BP:
 

Values-based action in a market-oriented environment

Hubert Ertl

Dear readers,

Vocational education and training has always pursued the overarching objective of equipping individuals to operate successfully in the world of work. However, placing the focus solely on teaching abilities and skills that meet the technical and social requirements of employment roles would be an overly narrow approach.

This edition of BWP therefore aims to broaden horizons and open up new ways of examining values in VET in this age of advancing globalisation and digitalisation in the workplace.

Combining civil society engagement and skills acquisition

The articles consider systems and educational approaches that combine participation in civil society with the acquisition of skills in professional contexts. The service learning approach, for example, demonstrates how technical and methodological skills and values-based attitudes can be developed in the learning process and thereby promote social engagement together with the acquisition of vocational competence.

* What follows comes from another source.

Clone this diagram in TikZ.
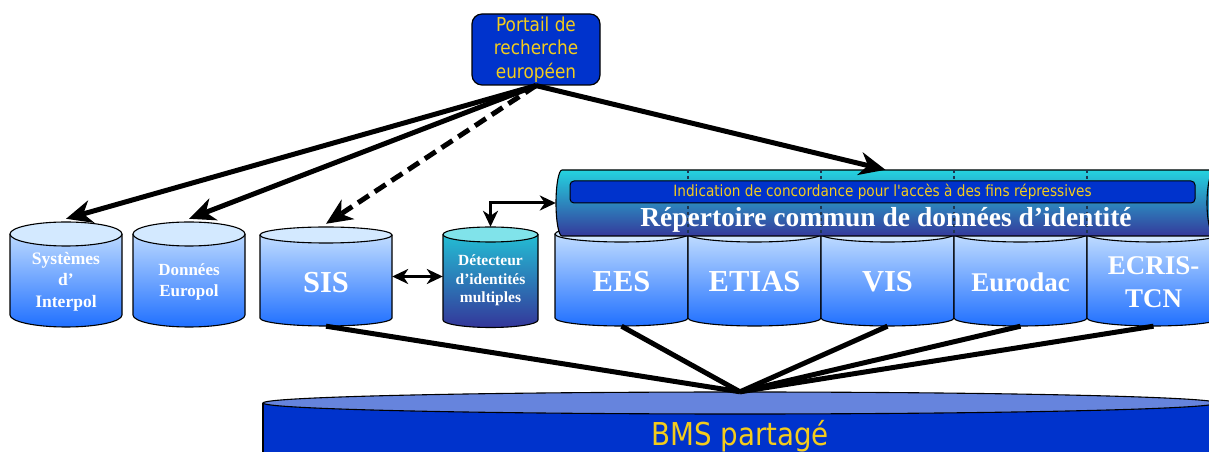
\documentclass[tikz,border=0pt]{standalone}
\usepackage{fontspec}
\setmainfont{Liberation Serif}
\newfontfamily\slidesans[FakeStretch=0.88]{DejaVu Sans}
\usepackage{tikz}
\usetikzlibrary{arrows.meta}

\definecolor{portalblue}{HTML}{0033CC}
\definecolor{hityellow}{HTML}{F4CC1C}
\definecolor{cylTop}{HTML}{CFE6FF}
\definecolor{cylBot}{HTML}{2070FF}
\definecolor{cylCap}{HTML}{D3E9FF}
\definecolor{detTop}{HTML}{22C8D8}
\definecolor{detBot}{HTML}{34369A}
\definecolor{detCap}{HTML}{80E3EA}
\definecolor{cirTop}{HTML}{24D3DF}
\definecolor{cirBot}{HTML}{35399B}
\definecolor{cirFace}{HTML}{2A8EC0}
\definecolor{bmsCap}{HTML}{6684DD}
\definecolor{sepgrey}{HTML}{1E3550}

\newcommand{\dbsize}[2]{\fontsize{#1}{#2}\selectfont}

% database cylinder: name, left x, right x, top centre, bottom centre, y radius, colour set
\newcommand{\dbcyl}[7]{%
  \shade[#7 body] (#2,#4) -- (#2,#5)
    arc[start angle=180, end angle=360, x radius={(#3-#2)/2}, y radius=#6]
    -- (#3,#4) arc[start angle=0, end angle=180, x radius={(#3-#2)/2}, y radius=#6] -- cycle;
  \draw[cylline] (#2,#4) -- (#2,#5)
    arc[start angle=180, end angle=360, x radius={(#3-#2)/2}, y radius=#6] -- (#3,#4);
  \filldraw[#7 cap, cylline] ({(#2+#3)/2},#4) ellipse[x radius={(#3-#2)/2}, y radius=#6];
  \node[inner sep=0pt, minimum width={#3-#2}, minimum height={#4-#5+2*#6}] (#1)
    at ({(#2+#3)/2},{(#4+#5)/2}) {};
}

\tikzset{
  cylline/.style={draw=black, line width=1.1pt},
  blue body/.style={top color=cylTop, bottom color=cylBot},
  blue cap/.style={fill=cylCap},
  det body/.style={top color=detTop, bottom color=detBot},
  det cap/.style={fill=detCap},
  dblabel/.style={text=white, align=center, inner sep=0pt},
  portalbox/.style={draw=black, line width=1.2pt, fill=portalblue, rounded corners=10pt,
    minimum width=128pt, minimum height=71pt, inner sep=0pt, text=hityellow, align=center,
    font=\slidesans\dbsize{19.2}{23.5}},
  hitbox/.style={draw=black, line width=1pt, fill=portalblue, rounded corners=4pt,
    minimum width=625pt, minimum height=22pt, inner sep=0pt, text=hityellow,
    font=\slidesans\dbsize{15.5}{18}},
  sepline/.style={draw=sepgrey, line width=2pt, dash pattern=on 3pt off 3pt},
  bigarrow/.style={line width=5pt, arrows={-Stealth[length=26pt, width=23pt, inset=8pt]}},
  smallarrow/.style={line width=3pt,
    arrows={Stealth[length=16pt, width=15pt, inset=5pt]-Stealth[length=16pt, width=15pt, inset=5pt]}},
  bmsline/.style={line width=5pt}
}

\begin{document}
\begin{tikzpicture}[x=1pt, y=1pt]
\useasboundingbox (0,0) rectangle (1209,452);

% portal
\node[portalbox] (portal) at (536,402.5) {Portail de\\recherche\\européen};

% databases
\dbcyl{interpol}{10}{122}{218}{137}{12}{blue}
\dbcyl{europol}{133}{245}{218}{137}{12}{blue}
\dbcyl{sis}{260}{392}{217}{134}{8}{blue}
\dbcyl{detector}{443}{538}{217.5}{132}{7.5}{det}
\dbcyl{ees}{555}{688}{218}{134}{8}{blue}
\dbcyl{etias}{688}{821}{218}{134}{8}{blue}
\dbcyl{vis}{821}{954}{218}{134}{8}{blue}
\dbcyl{eurodac}{954}{1087}{218}{134}{8}{blue}
\dbcyl{ecris}{1087}{1220}{218}{134}{8}{blue}

\node[dblabel, font=\bfseries\dbsize{17.5}{21.7}] (interpol-label) at ([yshift=-7pt]interpol) {Systèmes\\d’\\Interpol};
\node[dblabel, font=\bfseries\dbsize{17}{21}] (europol-label) at ([yshift=-7pt]europol) {Données\\Europol};
\node[dblabel, font=\bfseries\dbsize{30.5}{33}] (sis-label) at ([yshift=-6.5pt]sis) {SIS};
\node[dblabel, font=\bfseries\dbsize{15.5}{18.7}] (detector-label) at ([yshift=-3.2pt]detector) {Détecteur\\d’identités\\multiples};
\node[dblabel, font=\bfseries\dbsize{30.5}{33}] (ees-label) at ([yshift=-6pt]ees) {EES};
\node[dblabel, font=\bfseries\dbsize{30.5}{33}] (etias-label) at ([yshift=-6pt]etias) {ETIAS};
\node[dblabel, font=\bfseries\dbsize{30.5}{33}] (vis-label) at ([yshift=-6pt]vis) {VIS};
\node[dblabel, font=\bfseries\dbsize{27}{33}] (eurodac-label) at ([yshift=-6pt]eurodac) {Eurodac};
\node[dblabel, font=\bfseries\dbsize{27}{33}] (ecris-label) at ([yshift=-6.5pt]ecris) {ECRIS-\\TCN};

% common identity repository
\shade[top color=cirTop, bottom color=cirBot] (562,282) -- (1215,282)
  arc[start angle=90, end angle=-90, x radius=8, y radius=33] -- (562,216)
  arc[start angle=270, end angle=90, x radius=6, y radius=33] -- cycle;
\draw[cylline] (562,282) -- (1215,282)
  arc[start angle=90, end angle=-90, x radius=8, y radius=33] -- (562,216)
  arc[start angle=270, end angle=90, x radius=6, y radius=33] -- cycle;
\filldraw[fill=cirFace, cylline] (1215,249) ellipse[x radius=8, y radius=33];
\foreach \sx in {688,821,954,1087}
  \draw[sepline] (\sx,282) -- (\sx,216);
\node[inner sep=0pt, minimum width=659pt, minimum height=66pt] (cir) at (885.5,249) {};
\node[hitbox] (hit) at (882.5,260) {Indication de concordance pour l'accès à des fins répressives};
\node[dblabel, anchor=base, font=\bfseries\dbsize{27.5}{30}] (cir-label) at (886,225.3) {Répertoire commun de données d’identité};

% shared BMS
\fill[portalblue] (263,49) -- (263,-20) -- (1217,-20) -- (1217,49) -- cycle;
\draw[cylline] (263,-20) -- (263,49);
\filldraw[fill=bmsCap, cylline] (740,49) ellipse[x radius=477, y radius=11];
\node[inner sep=0pt, minimum width=954pt, minimum height=89.2pt, text=hityellow,
  font=\slidesans\dbsize{31.5}{34}] (bms) at (740,15.4) {BMS partagé};

% connectors
\draw[bigarrow] (portal.south) -- ([yshift=3pt]interpol.north);
\draw[bigarrow] (portal.south) -- ([yshift=3pt]europol.north);
\draw[bigarrow, dash pattern=on 13pt off 7pt] (portal.south) -- ([yshift=3pt]sis.north);
\draw[bigarrow] (portal.south) -- (cir.north);
\draw[smallarrow] (sis.east) -- (sis.east -| detector.west);
\draw[smallarrow] (detector.north) |- (cir.west);
\foreach \db in {sis,ees,vis,eurodac,ecris}
  \draw[bmsline] (\db.south) -- (bms.north);
\end{tikzpicture}
\end{document}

The ability, within a market-oriented economic environment, to base our actions on values is an objective that the American philosopher John Dewey also advocated. In his 1916 book “Democracy and Education”, he outlines how the construct of the vocation not only enables a professional career, but also the development of a whole way of life. At the core of Dewey’s work is an all-encompassing concept of education, in which the emphasis is placed on dealing with social issues that go beyond the purely market-driven interests of the economic system. Education is closely related to the development of basic democratic values that serve as guiding lines for values-based vocational education and training; the service learning approach outlined in this issue can be traced back to Dewey’s ideas.

Integration in curricula and operational structures

The task of modern VET is also to prepare students to take responsibility for society as a whole and contribute to making it more humane. However, it is only possible to live up to this ambition if ethical aspects of production, business and service provision are also anchored in regulations on continuing VET and if teaching practice provides learning opportunities for tackling the ethical conflicts that are typical in a professional context.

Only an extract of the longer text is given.